Visually and thematically, that archetype pushed later creators to make villains who aren’t just monsters but bureaucratic forces. Think of the icy calm of characters like Grand Admiral Thrawn or the brutal efficiency of Admiral Cain in 'Battlestar Galactica'; they didn’t have to roar to terrify. They command respect through posture, uniforms, insignia, and strategic cool-headedness. That aesthetic influenced costume design, score choices (low brass, percussion-heavy cues), and even camera framing — the admiral at the head of the table, backlit, calculating.

Narratively, these admirals also invited more complex storytelling. They let shows and novels explore the morality of orders, the corrupting nature of power, and the banality of evil: people following rules that produce atrocities. Later writers either doubled down, making admirals pure antagonists, or subverted it by humanizing them, showing doubt or tragic duty. Either way, that early admiral archetype changed how sci-fi frames institutional evil — and how protagonists must fight not just a person, but a system.
Henry
Henry
2025-08-30 08:17:21
I have this habit of sketching out character lineages in the margins of my notebooks, and when I map the ‘admiral’ villain it becomes obvious how influential that figure has been. The archetype—stern, strategic, believing in order above all—serves as shorthand for institutional menace. Even when the name 'Kolchak' is tossed around (I’ve seen people mix names up at conventions), the idea they mean is the same: an admiral who weaponizes protocol and technology to enforce a worldview. That’s a trope that showed up in everything from space opera blockbusters to gritty TV dramas.
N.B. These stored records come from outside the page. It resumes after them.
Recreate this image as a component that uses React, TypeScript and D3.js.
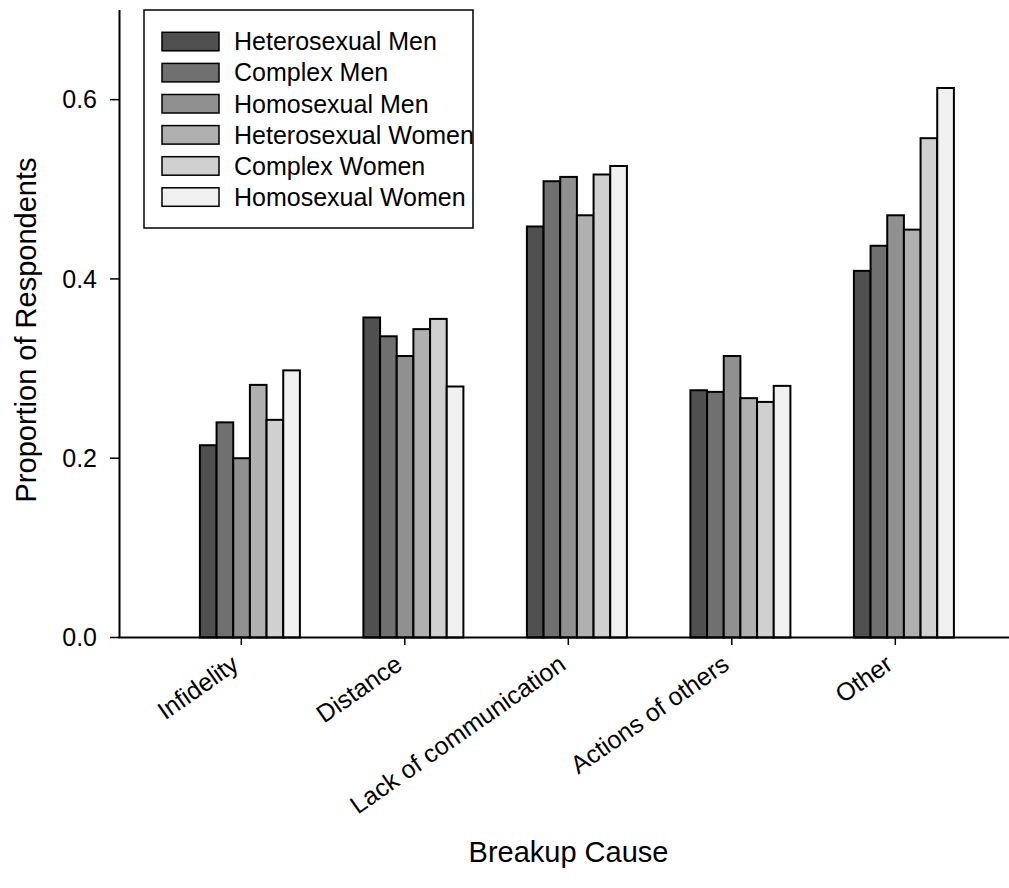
import React from "react";
import * as d3 from "d3";

const categories = ["Infidelity", "Distance", "Lack of communication", "Actions of others", "Other"];
const seriesNames = [
  "Heterosexual Men",
  "Complex Men",
  "Homosexual Men",
  "Heterosexual Women",
  "Complex Women",
  "Homosexual Women",
];
const seriesColors = ["#505050", "#707070", "#909090", "#b0b0b0", "#d0d0d0", "#f0f0f0"];
const heterosexualMen = [0.2145, 0.357, 0.4585, 0.2758, 0.409];
const complexMen = [0.240, 0.336, 0.509, 0.274, 0.437];
const homosexualMen = [0.200, 0.314, 0.5138, 0.314, 0.471];
const heterosexualWomen = [0.2818, 0.344, 0.471, 0.267, 0.455];
const complexWomen = [0.2428, 0.3554, 0.5165, 0.2628, 0.557];
const homosexualWomen = [0.298, 0.280, 0.526, 0.2807, 0.613];
const seriesValues = [heterosexualMen, complexMen, homosexualMen, heterosexualWomen, complexWomen, homosexualWomen];
const yTicks = [0.0, 0.2, 0.4, 0.6];

const FONT = "'Liberation Sans', Arial, Helvetica, sans-serif";

export default function App() {
  const W = 1009;
  const H = 888;
  const axisX = 119.5;
  const axisY = 637.5;
  const y = d3.scaleLinear().domain([0, 0.7]).range([axisY, 10]);
  const x = d3.scalePoint<string>().domain(categories).range([241.3, 895.3]);
  const sub = d3.scaleBand<string>().domain(seriesNames).range([0, 100]).padding(0);
  const groupOffset = -41.4;

  return (
    <svg width={W} height={H} style={{ display: "block", position: "absolute", left: 0, top: 0 }} fontFamily={FONT}>
      <rect x={0} y={0} width={W} height={H} fill="#ffffff" />
      {/* bars */}
      {categories.map((c, ci) => (
        <g key={c} transform={`translate(${(x(c) as number) + groupOffset},0)`}>
          {seriesNames.map((s, si) => {
            const v = seriesValues[si][ci];
            return (
              <rect
                key={s}
                x={sub(s) as number}
                y={y(v)}
                width={sub.bandwidth()}
                height={y(0) - y(v)}
                fill={seriesColors[si]}
                stroke="#000"
                strokeWidth={2}
              />
            );
          })}
        </g>
      ))}
      {/* y axis */}
      <line x1={axisX} x2={axisX} y1={10} y2={axisY} stroke="#000" strokeWidth={2} />
      {yTicks.map((t) => (
        <g key={t}>
          <line x1={110} x2={axisX} y1={y(t)} y2={y(t)} stroke="#000" strokeWidth={1.5} />
          <text x={97} y={y(t)} dy="0.35em" textAnchor="end" fontSize={25} fill="#000">
            {d3.format(".1f")(t)}
          </text>
        </g>
      ))}
      {/* x axis */}
      <line x1={axisX - 1} x2={W} y1={axisY} y2={axisY} stroke="#000" strokeWidth={2} />
      {categories.map((c) => {
        const cx = x(c) as number;
        return (
          <g key={c}>
            <line x1={cx} x2={cx} y1={axisY} y2={645} stroke="#000" strokeWidth={1.5} />
            <text
              transform={`translate(${cx - 1},${668}) rotate(-35)`}
              textAnchor="end"
              fontSize={25}
              fill="#000"
            >
              {c}
            </text>
          </g>
        );
      })}
      {/* axis titles */}
      <text x={568.5} y={862} textAnchor="middle" fontSize={29} fill="#000">
        Breakup Cause
      </text>
      <text transform={`translate(36,330) rotate(-90)`} textAnchor="middle" fontSize={29} fill="#000">
        Proportion of Respondents
      </text>
      {/* legend */}
      <rect x={144} y={10} width={329} height={218} fill="#fff" stroke="#000" strokeWidth={1.5} />
      {seriesNames.map((s, i) => {
        const top = 32.3 + i * 31.1;
        return (
          <g key={s}>
            <rect x={162} y={top} width={57} height={18.5} fill={seriesColors[i]} stroke="#000" strokeWidth={1.5} />
            <text x={234} y={top + 9.3} dy="0.35em" fontSize={25} fill="#000">
              {s}
            </text>
          </g>
        );
      })}
    </svg>
  );
}
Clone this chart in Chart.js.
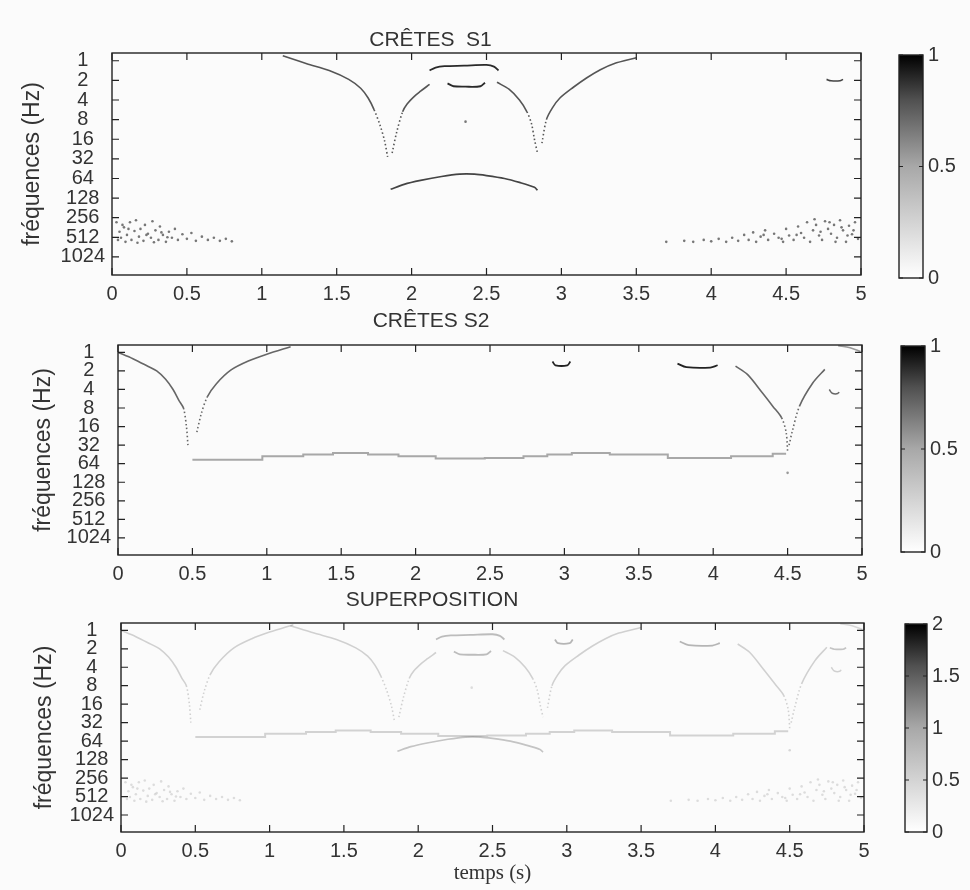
<!DOCTYPE html>
<html>
<head>
<meta charset="utf-8">
<script src="https://cdn.jsdelivr.net/npm/chart.js@4.4.1/dist/chart.umd.min.js"></script>
<style>
  body { margin: 0; background: #fbfbfb; }
  .box { position: absolute; left: 0; top: 0; width: 970px; height: 890px; }
</style>
</head>
<body>
<div class="box"><canvas id="p1"></canvas></div>
<div class="box"><canvas id="c1"></canvas></div>
<div class="box"><canvas id="p2"></canvas></div>
<div class="box"><canvas id="c2"></canvas></div>
<div class="box"><canvas id="p3"></canvas></div>
<div class="box"><canvas id="c3"></canvas></div>
<script>
// axes
const timeTicks = [0, 0.5, 1, 1.5, 2, 2.5, 3, 3.5, 4, 4.5, 5];
const freqTicks = [1, 2, 4, 8, 16, 32, 64, 128, 256, 512, 1024];
const cbTicks1 = [0, 0.5, 1];
const cbTicks3 = [0, 0.5, 1, 1.5, 2];
const fMin = 0.76, fMax = 1937;

// ridges of S1 (time s, frequency Hz)
const s1CuspAT = [1.14, 1.30, 1.45, 1.58, 1.66, 1.71, 1.75, 1.79, 1.82, 1.84];
const s1CuspAF = [0.84, 1.11, 1.41, 1.93, 2.64, 3.73, 5.66, 9.85, 17.1, 29.9];
const s1CuspBT = [1.87, 1.90, 1.94, 1.97, 2.02, 2.06, 2.12];
const s1CuspBF = [26, 12.6, 6.06, 4.6, 3.48, 2.93, 2.3];
const s1TopSegT = [2.12, 2.16, 2.22, 2.35, 2.50, 2.55, 2.58];
const s1TopSegF = [1.41, 1.27, 1.21, 1.19, 1.16, 1.23, 1.41];
const s1MidSegT = [2.24, 2.28, 2.36, 2.46, 2.49];
const s1MidSegF = [2.22, 2.46, 2.5, 2.46, 2.17];
const s1CuspCT = [2.57, 2.65, 2.72, 2.77, 2.80, 2.82, 2.84];
const s1CuspCF = [2.14, 2.73, 4, 6.06, 9.19, 16, 26];
const s1CuspDT = [2.87, 2.90, 2.94, 2.99, 3.08, 3.17, 3.26, 3.35, 3.50];
const s1CuspDF = [18.4, 8, 5.28, 3.73, 2.55, 1.82, 1.37, 1.11, 0.9];
const s1LowArcT = [1.86, 1.95, 2.06, 2.20, 2.32, 2.42, 2.50, 2.62, 2.72, 2.82, 2.84];
const s1LowArcF = [93.7, 78.8, 68.6, 59.7, 55, 55, 57.7, 64, 73.5, 87.4, 97];
const s1HookT = [4.77, 4.80, 4.86, 4.88];
const s1HookF = [1.93, 2.03, 2.03, 1.93];
const s1DotT = [2.36];
const s1DotF = [8.6];
const s1NoiseLT = [0.03, 0.04, 0.05, 0.06, 0.07, 0.08, 0.09, 0.10, 0.11, 0.12, 0.13, 0.15, 0.16, 0.17, 0.18, 0.19, 0.21,
  0.22, 0.23, 0.24, 0.26, 0.27, 0.28, 0.29, 0.31, 0.32, 0.33, 0.34, 0.36, 0.37, 0.38, 0.40, 0.42, 0.44, 0.47, 0.50,
  0.53, 0.56, 0.60, 0.64, 0.68, 0.72, 0.76, 0.80];
const s1NoiseLF = [300, 560, 420, 520, 330, 360, 600, 470, 380, 300, 560, 410, 280, 620, 500, 380, 580,
  330, 470, 450, 520, 290, 610, 400, 560, 350, 430, 470, 600, 510, 420, 520, 380, 560, 460, 540, 440,
  580, 500, 560, 520, 580, 540, 590];
const s1NoiseRT = [3.70, 3.82, 3.88, 3.95, 4.00, 4.05, 4.10, 4.14, 4.18, 4.22, 4.25, 4.28, 4.30, 4.33, 4.36, 4.38, 4.42, 4.45,
  4.48, 4.50, 4.52, 4.55, 4.58, 4.60, 4.62, 4.64, 4.66, 4.68, 4.70, 4.72, 4.74, 4.76, 4.78, 4.80, 4.82, 4.84, 4.86, 4.88,
  4.90, 4.92, 4.94, 4.96, 4.98, 4.69, 4.73, 4.79, 4.83, 4.87, 4.91, 4.95, 4.57, 4.47, 4.35];
const s1NoiseRF = [600, 580, 600, 560, 590, 540, 600, 520, 580, 470, 560, 430, 600, 500, 400, 560, 450, 520,
  600, 380, 480, 560, 350, 440, 520, 300, 600, 400, 330, 480, 560, 290, 380, 450, 330, 520, 280, 400,
  600, 340, 460, 300, 540, 270, 420, 300, 600, 360, 480, 400, 470, 540, 470];

// ridges of S2
const s2CuspAT = [0, 0.10, 0.20, 0.26, 0.32, 0.37, 0.41, 0.44, 0.46, 0.47];
const s2CuspAF = [1, 1.27, 1.68, 2, 2.73, 4, 6.06, 8, 16, 32];
const s2CuspBT = [0.53, 0.56, 0.60, 0.66, 0.76, 0.88, 1.00, 1.16];
const s2CuspBF = [19.7, 9.85, 5.28, 3.25, 1.93, 1.37, 1.07, 0.81];
const s2LineT = [0.5, 0.78, 1.16, 1.33, 1.56, 1.8, 1.97, 2.3, 2.63, 2.82, 2.95, 3.15, 3.46, 3.93, 4.31, 4.49];
const s2LineF = [55, 55, 48.5, 45.3, 42.8, 45.3, 48.5, 52.7, 51.6, 48.5, 45.3, 42.8, 45.3, 51.6, 48.5, 44.3];
const s2SegAT = [2.92, 2.94, 3.02, 3.04];
const s2SegAF = [1.41, 1.62, 1.62, 1.41];
const s2SegBT = [3.76, 3.82, 3.98, 4.03];
const s2SegBF = [1.52, 1.74, 1.77, 1.62];
const s2CuspCT = [4.15, 4.23, 4.33, 4.40, 4.46, 4.49, 4.50];
const s2CuspCF = [1.67, 2.28, 4.53, 7.46, 11.55, 19.7, 39.4];
const s2CuspDT = [4.51, 4.53, 4.58, 4.67, 4.75];
const s2CuspDF = [32, 19.7, 7.46, 3.12, 1.89];
const s2HookT = [4.78, 4.80, 4.84, 4.85];
const s2HookF = [4, 4.6, 4.6, 4];
const s2TopT = [4.84, 4.92, 4.99];
const s2TopF = [0.78, 0.84, 0.97];
const s2DotT = [4.5];
const s2DotF = [90];

function pts(ts, fs) { return ts.map((t, i) => ({ x: t, y: fs[i] })); }

function steep(c) {
  return Math.abs(c.p1.y - c.p0.y) > 2 * Math.abs(c.p1.x - c.p0.x);
}

function ridge(ts, fs, color, width, stepped) {
  return {
    data: pts(ts, fs), showLine: true, borderColor: color, borderWidth: width || 1.6,
    pointRadius: 0, tension: stepped ? 0 : 0.3, stepped: stepped || false,
    segment: { borderDash: c => steep(c) ? [1.5, 2.5] : undefined }
  };
}

function cloud(ts, fs, color) {
  return { data: pts(ts, fs), showLine: false, pointRadius: 1.3, pointBorderWidth: 0, backgroundColor: color };
}

function s1Sets(arc, seg, low, noise) {
  return [
    ridge(s1CuspAT, s1CuspAF, arc), ridge(s1CuspBT, s1CuspBF, arc),
    ridge(s1CuspCT, s1CuspCF, arc), ridge(s1CuspDT, s1CuspDF, arc),
    ridge(s1TopSegT, s1TopSegF, seg, 1.8), ridge(s1MidSegT, s1MidSegF, seg, 1.8),
    ridge(s1LowArcT, s1LowArcF, low, 1.7), ridge(s1HookT, s1HookF, low, 1.6),
    cloud(s1DotT, s1DotF, noise), cloud(s1NoiseLT, s1NoiseLF, noise), cloud(s1NoiseRT, s1NoiseRF, noise)
  ];
}

function s2Sets(arc, line, seg, light) {
  return [
    ridge(s2CuspAT, s2CuspAF, arc), ridge(s2CuspBT, s2CuspBF, arc),
    ridge(s2CuspCT, s2CuspCF, arc), ridge(s2CuspDT, s2CuspDF, arc),
    ridge(s2LineT, s2LineF, line, 2, 'middle'),
    ridge(s2SegAT, s2SegAF, seg, 1.8), ridge(s2SegBT, s2SegBF, seg, 1.8),
    ridge(s2HookT, s2HookF, arc, 1.5), ridge(s2TopT, s2TopF, light, 1.5),
    cloud(s2DotT, s2DotF, light)
  ];
}

// box and inward tick marks
const frame = {
  id: 'frame',
  afterDatasetsDraw(chart, args, opts) {
    const { ctx, chartArea: a, scales } = chart;
    ctx.save();
    ctx.strokeStyle = '#222';
    ctx.lineWidth = 1.4;
    ctx.strokeRect(a.left, a.top, a.right - a.left, a.bottom - a.top);
    ctx.lineWidth = 1.2;
    ctx.beginPath();
    if (opts.x) {
      scales.x.ticks.forEach(t => {
        const p = scales.x.getPixelForValue(t.value);
        ctx.moveTo(p, a.bottom); ctx.lineTo(p, a.bottom - opts.len);
        ctx.moveTo(p, a.top); ctx.lineTo(p, a.top + opts.len);
      });
    }
    scales.y.ticks.forEach(t => {
      const p = scales.y.getPixelForValue(t.value);
      if (opts.left) { ctx.moveTo(a.left, p); ctx.lineTo(a.left + opts.len, p); }
      if (opts.right) { ctx.moveTo(a.right, p); ctx.lineTo(a.right - opts.len, p); }
    });
    ctx.stroke();
    ctx.restore();
  }
};

const sans = 'Liberation Sans, Arial, sans-serif';
const ink = '#333';

function mainChart(id, area, title, titleY, yTitleX, datasets, xH, xTitle) {
  const padTop = titleY - 12.6;
  const gap = area.top - padTop - 25.2;
  return new Chart(document.getElementById(id), {
    type: 'scatter',
    data: { datasets },
    options: {
      responsive: true, maintainAspectRatio: false, animation: false,
      layout: { padding: { left: 0, top: padTop, right: 970 - area.right, bottom: 890 - area.bottom - xH } },
      plugins: {
        legend: { display: false }, tooltip: { enabled: false },
        title: { display: true, text: title, color: ink, font: { family: sans, size: 21, weight: 'normal' }, padding: { top: 0, bottom: gap } },
        frame: { x: true, left: true, right: true, len: 7 }
      },
      scales: {
        x: {
          type: 'linear', min: 0, max: 5,
          afterBuildTicks: s => { s.ticks = timeTicks.map(v => ({ value: v })); },
          afterFit: s => { s.height = xH; },
          grid: { display: false, drawTicks: false }, border: { display: false },
          ticks: { color: ink, font: { family: sans, size: 20 }, padding: 7, maxRotation: 0, autoSkip: false, callback: v => String(v) },
          title: xTitle ? { display: true, text: xTitle, color: ink, font: { family: 'Liberation Serif, serif', size: 21 }, padding: { top: 0, bottom: 1.4 } } : { display: false }
        },
        y: {
          type: 'logarithmic', reverse: true, min: fMin, max: fMax,
          afterBuildTicks: s => { s.ticks = freqTicks.map(v => ({ value: v })); },
          afterFit: s => { s.width = area.left; },
          grid: { display: false, drawTicks: false }, border: { display: false },
          ticks: { color: ink, font: { family: sans, size: 20 }, padding: 7, crossAlign: 'center', autoSkip: false, callback: v => String(v) },
          title: { display: true, text: 'fréquences (Hz)', color: ink, font: { family: sans, size: 23 }, padding: { top: yTitleX - 13.8, bottom: 0 } }
        }
      }
    },
    plugins: [frame]
  });
}

function grayRamp(chart) {
  const a = chart.chartArea;
  if (!a) return '#888';
  const g = chart.ctx.createLinearGradient(0, a.bottom, 0, a.top);
  g.addColorStop(0, '#ffffff');
  g.addColorStop(0.5, '#a8a8a8');
  g.addColorStop(0.8, '#505050');
  g.addColorStop(1, '#000000');
  return g;
}

function colorBar(id, area, ticks) {
  const top = ticks[ticks.length - 1];
  return new Chart(document.getElementById(id), {
    type: 'bar',
    data: { labels: [''], datasets: [{ data: [[0, top]], backgroundColor: c => grayRamp(c.chart), borderWidth: 0, barPercentage: 1, categoryPercentage: 1 }] },
    options: {
      responsive: true, maintainAspectRatio: false, animation: false,
      layout: { padding: { left: area.left, top: area.top, right: 970 - area.right - 45, bottom: 890 - area.bottom } },
      plugins: { legend: { display: false }, tooltip: { enabled: false }, frame: { x: false, left: true, right: true, len: 4 } },
      scales: {
        x: { display: false },
        y: {
          position: 'right', min: 0, max: top,
          afterBuildTicks: s => { s.ticks = ticks.map(v => ({ value: v })); },
          afterFit: s => { s.width = 45; },
          grid: { display: false, drawTicks: false }, border: { display: false },
          ticks: { color: ink, font: { family: sans, size: 20 }, padding: 5, autoSkip: false, callback: v => String(v) }
        }
      }
    },
    plugins: [frame]
  });
}

mainChart('p1', { left: 112, top: 53, right: 861, bottom: 275 }, 'CRÊTES  S1', 40, 33,
  s1Sets('#555', '#2a2a2a', '#444', '#777'), 34);
mainChart('p2', { left: 118, top: 345, right: 862, bottom: 555 }, 'CRÊTES S2', 321, 44,
  s2Sets('#666', '#a8a8a8', '#222', '#999'), 34);
mainChart('p3', { left: 121, top: 623, right: 864, bottom: 832 }, 'SUPERPOSITION', 600, 45,
  s1Sets('rgba(0,0,0,0.17)', 'rgba(0,0,0,0.25)', 'rgba(0,0,0,0.22)', 'rgba(0,0,0,0.12)')
    .concat(s2Sets('rgba(0,0,0,0.17)', 'rgba(0,0,0,0.16)', 'rgba(0,0,0,0.28)', 'rgba(0,0,0,0.14)')), 55, 'temps (s)');

colorBar('c1', { left: 899, top: 55, right: 923, bottom: 278 }, cbTicks1);
colorBar('c2', { left: 901, top: 346, right: 925, bottom: 552 }, cbTicks1);
colorBar('c3', { left: 905, top: 624, right: 927, bottom: 832 }, cbTicks3);
</script>
</body>
</html>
Because admirals often head military hierarchies, they let stories examine obedience, chain-of-command, and moral compromise. They’re great for making protagonists confront painful choices: obey and betray your conscience, or defy orders and risk chaos. Creators borrowed that emotional pressure cooker. Also, from a practical standpoint, the admiral-villain shaped set design and dialogue — curt briefings, ominous shipboard corridors, and policy memos read like verdicts. More modern takes twist the stereotype: some admirals are sympathetic, haunted by decisions; others are cartoonishly ruthless to critique militarism itself. That flexibility is why the archetype keeps reappearing, remixed across generations of shows I’ve binged, like 'Star Wars' material and the darker shades of 'Battlestar Galactica'. It’s a small piece of theater that reliably provokes big moral questions.